Campbell’s massive 1977 hit, “Southern Nights,” which was #1 on three separate charts including the Billboard Hot 100 pop chart, is featured prominently in the summer blockbuster Guardians of the Galaxy Vol. 2 and on the official soundtrack, Guardians of the Galaxy Vol. 2: Awesome Mix Vol. 2.

Adiós was recorded at Station West in Nashville following Campbell’s “Goodbye Tour” which he launched after revealing he had been diagnosed with Alzheimer’s disease. As Campbell’s wife of 34 years, Kim Campbell, explains in the album’s touching liner notes, “Glen’s abilities to play, sing and remember songs began to rapidly decline after his diagnosis in 2011. A feeling of urgency grew to get him into the studio once again to capture what magic was left. It was now or never.”

She concludes, “What you’re hearing when listening to Adiós is the beautiful and loving culmination of friends and family doing their very best for the man who inspired, raised, and entertained them for decades–giving him the chance to say goodbye to his fans, and put an amazing collection of songs onto the record store shelves.”

For the Adiós recording session, the Campbell’s turned to Glen’s longtime banjo player and family friend Carl Jackson to helm the production, play guitar and help his old friend. In preparation for the recording, Jackson, who joined Campbell’s band in the early ’70s as an 18-year-old banjo player, laid down some basic tracks and vocals for Campbell to study and practice. Jackson encouraged him every step of the way and although Campbell struggled at times because of his progressing dementia, he was clearly ecstatic about being in the studio.

The 12-track collection features songs that Campbell always loved but never got a chance to record, including several of Webb’s. In addition to the bittersweet title track, “Adiós,” Campbell also sings Webb’s longing love song “Just Like Always”and country weeper “It Won’t Bring Her Back.” He revisits “Postcard From Paris” with his sons Cal and Shannon and daughter Ashley singing the line, “I wish you were here,” resulting in a powerful and heartfelt message of a family singing together one last time.

Adiós sees Campbell putting his spin on several classic songs including “Don’t Think Twice It’s All Right,” inspired by Jerry Reed’s version of Bob Dylan’s timeless tune and “Everybody’s Talkin’,” a banjo-filled take on the song that Campbell never recorded but famously performed on the “Sonny & Cher Show” in 1973 with a 19-year-old Carl Jackson. Campbell’s daughter Ashley plays banjo on the song and joins her dad on several tracks on the album.

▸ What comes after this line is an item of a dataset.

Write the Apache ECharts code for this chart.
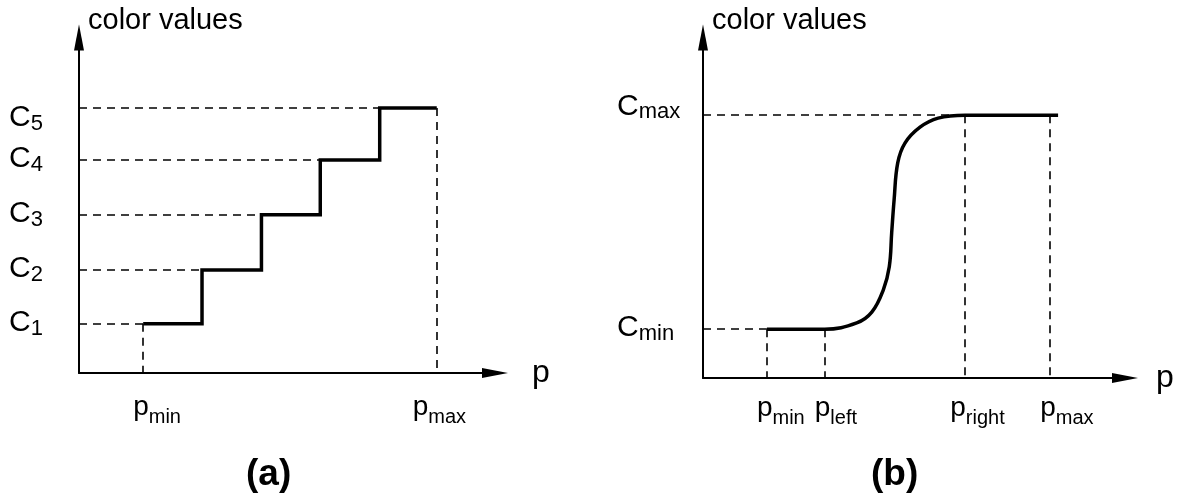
<!DOCTYPE html>
<html>
<head>
<meta charset="utf-8">
<title>color values</title>
<script src="https://cdn.jsdelivr.net/npm/echarts@6.0.0/dist/echarts.min.js"></script>
<style>
  html, body { margin: 0; padding: 0; background: #fff; }
  #main { width: 1179px; height: 503px; }
</style>
</head>
<body>
<div id="main"></div>
<script>
// (a) piecewise constant map: edges along p (pmin .. pmax) and the levels C1..C5
var stepEdges = [1.08, 2.07, 3.07, 4.06, 5.06, 6.02]
var stepLevels = [0.88, 1.84, 2.83, 3.81, 4.74]
var stepLevelNames = ['1', '2', '3', '4', '5']
var stepTickNames = ['min', 'max']

// (b) smooth ramp from Cmin to Cmax
var rampP = [1.06, 2.02, 2.55, 2.80, 2.99, 3.09, 3.13, 3.17, 3.23, 3.35, 3.60, 3.90, 4.35, 5.89]
var rampC = [0.86, 0.86, 0.97, 1.16, 1.55, 1.96, 2.56, 3.14, 3.79, 4.14, 4.42, 4.58, 4.63, 4.63]
var rampTicks = [1.06, 2.02, 4.35, 5.76]
var rampTickNames = ['min', 'left', 'right', 'max']
var rampLevels = [0.86, 4.63]
var rampLevelNames = ['min', 'max']

var FONT = 'Liberation Sans, Arial, Helvetica, sans-serif'

var richP = {
  m: { fontSize: 28, lineHeight: 30, verticalAlign: 'top', fontFamily: FONT, color: '#000' },
  s: { fontSize: 20, lineHeight: 20, verticalAlign: 'top', padding: [14, 0, 0, 0], fontFamily: FONT, color: '#000' }
}
var richC = {
  m: { fontSize: 30, lineHeight: 30, verticalAlign: 'top', fontFamily: FONT, color: '#000' },
  s: { fontSize: 22, lineHeight: 22, verticalAlign: 'top', padding: [10, 0, 0, 0], fontFamily: FONT, color: '#000' }
}

var dashStyle = { type: [8, 6], color: '#000', width: 1.6 }

function xAxis (grid, gap) {
  return {
    type: 'value', gridIndex: grid, min: 0, max: 7,
    name: 'p', nameLocation: 'end', nameGap: gap,
    nameTextStyle: { fontSize: 32, fontFamily: FONT, color: '#000', align: 'left', verticalAlign: 'middle' },
    axisLine: { onZero: false, symbol: ['none', 'triangle'], symbolSize: [10, 26], lineStyle: { color: '#000', width: 2 } },
    axisTick: { show: false }, axisLabel: { show: false }, splitLine: { show: false }
  }
}

function yAxis (grid) {
  return {
    type: 'value', gridIndex: grid, min: 0, max: 6,
    name: 'color values', nameLocation: 'end', nameGap: 2,
    nameTextStyle: { fontSize: 29, lineHeight: 29, fontFamily: FONT, color: '#000', align: 'left', verticalAlign: 'bottom', padding: [0, 0, 0, 9] },
    axisLine: { onZero: false, symbol: ['none', 'triangle'], symbolSize: [10, 26], lineStyle: { color: '#000', width: 2 } },
    axisTick: { show: false }, axisLabel: { show: false }, splitLine: { show: false }
  }
}

// text under the p axis, e.g. p with subscript "min"
function tickLabels (ticks, names, dy, nudge) {
  return ticks.map(function (t, i) {
    return {
      value: [t, 0],
      label: { position: [-10 + (nudge[i] || 0), dy], formatter: '{m|p}{s|' + names[i] + '}' }
    }
  })
}

// text left of the colour axis, e.g. C with subscript
function levelLabels (levels, names, dx, nudge) {
  return levels.map(function (c, i) {
    return {
      value: [0, c],
      label: { position: [dx, -16 + (nudge[i] || 0)], formatter: '{m|C}{s|' + names[i] + '}' }
    }
  })
}

function labelSeries (grid, data, rich) {
  return {
    type: 'scatter', xAxisIndex: grid, yAxisIndex: grid, clip: false, silent: true,
    symbolSize: 0, itemStyle: { color: '#000', opacity: 1 },
    label: { show: true, color: '#000', textBorderWidth: 0, align: 'left', verticalAlign: 'top', rich: rich },
    data: data
  }
}

// dashed guides (a)
var guidesA = stepLevels.map(function (c, i) {
  return [{ coord: [0, c] }, { coord: [stepEdges[i], c] }]
})
guidesA.push([{ coord: [stepEdges[0], stepLevels[0]] }, { coord: [stepEdges[0], 0] }])
guidesA.push([{ coord: [stepEdges[5], stepLevels[4]] }, { coord: [stepEdges[5], 0] }])

// dashed guides (b)
var guidesB = [
  [{ coord: [0, rampLevels[0]] }, { coord: [rampTicks[0], rampLevels[0]] }],
  [{ coord: [0, rampLevels[1]] }, { coord: [rampTicks[2], rampLevels[1]] }],
  [{ coord: [rampTicks[0], rampLevels[0]] }, { coord: [rampTicks[0], 0] }],
  [{ coord: [rampTicks[1], rampLevels[0]] }, { coord: [rampTicks[1], 0] }],
  [{ coord: [rampTicks[2], rampLevels[1]] }, { coord: [rampTicks[2], 0] }],
  [{ coord: [rampTicks[3], rampLevels[1]] }, { coord: [rampTicks[3], 0] }]
]

var stepData = stepEdges.map(function (p, i) {
  return [p, stepLevels[Math.min(i, stepLevels.length - 1)]]
})
var rampData = rampP.map(function (p, i) { return [p, rampC[i]] })

var chart = echarts.init(document.getElementById('main'))
chart.setOption({
  animation: false,
  backgroundColor: '#fff',
  title: [
    { text: '(a)', left: 246, top: 456, padding: 0, textStyle: { fontSize: 37, fontWeight: 'bold', fontFamily: FONT, color: '#000' } },
    { text: '(b)', left: 871, top: 456, padding: 0, textStyle: { fontSize: 37, fontWeight: 'bold', fontFamily: FONT, color: '#000' } }
  ],
  grid: [
    { left: 79, top: 37.5, width: 416, height: 335.5, outerBoundsMode: 'none' },
    { left: 703, top: 37.5, width: 422, height: 340.5, outerBoundsMode: 'none' }
  ],
  xAxis: [xAxis(0, 37), xAxis(1, 31)],
  yAxis: [yAxis(0), yAxis(1)],
  series: [
    {
      type: 'line', xAxisIndex: 0, yAxisIndex: 0, step: 'end', symbol: 'none',
      lineStyle: { color: '#000', width: 3.5, join: 'miter' },
      data: stepData,
      markLine: { silent: true, symbol: ['none', 'none'], label: { show: false }, lineStyle: dashStyle, data: guidesA }
    },
    {
      type: 'line', xAxisIndex: 1, yAxisIndex: 1, smooth: 0.4, symbol: 'none',
      lineStyle: { color: '#000', width: 3.5 },
      data: rampData,
      markLine: { silent: true, symbol: ['none', 'none'], label: { show: false }, lineStyle: dashStyle, data: guidesB }
    },
    labelSeries(0, tickLabels([stepEdges[0], stepEdges[5]], stepTickNames, 20, [0, -14]), richP),
    labelSeries(0, levelLabels(stepLevels, stepLevelNames, -70, [0, 0, 0, 0, 11]), richC),
    labelSeries(1, tickLabels(rampTicks, rampTickNames, 16, [0, 0, -5, 0]), richP),
    labelSeries(1, levelLabels(rampLevels, rampLevelNames, -86, [0, -8]), richC)
  ]
})
</script>
</body>
</html>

Other songwriters featured include Roger Miller with “Am I All Alone (Or Is It Only Me),” which begins with a home recording of Miller singing the tune at a guitar pull before going into Campbell’s rendition with Vince Gill on harmonies, Dickey Lee’s honky tonk heartbreaker “She Thinks I Still Care” and Jerry Reed’s Johnny Cash hit “A Thing Called Love.” Willie Nelson joins his old pal for a moving duet of Nelson’s 1968 “Funny How Time Slips Away” while Jackson tells Campbell’s life story in “Arkansas Farmboy.”

“I wrote ‘Arkansas Farmboy’ sometime in the mid- to late-‘70s on a plane bound for one of the many overseas destinations I played with Glen between 1972 and 1984,” reveals Jackson. “The song was inspired by a story that Glen told me about his grandpa teaching him ‘In The Pines’ on a five-dollar Sears & Roebuck guitar when he was only a boy. That guitar led to worldwide fame and fortune, far beyond what even some in his family could comprehend.”

Adiós was a labor of love and a way for Glen Campbell to have one more chance to do what he loves to do and leave a musical gift for fans. Campbell, who turned 81 on April 22, is in the final stages of Alzheimer’s disease. He lives in Nashville where he is surrounded by his loving family and getting the very best of care.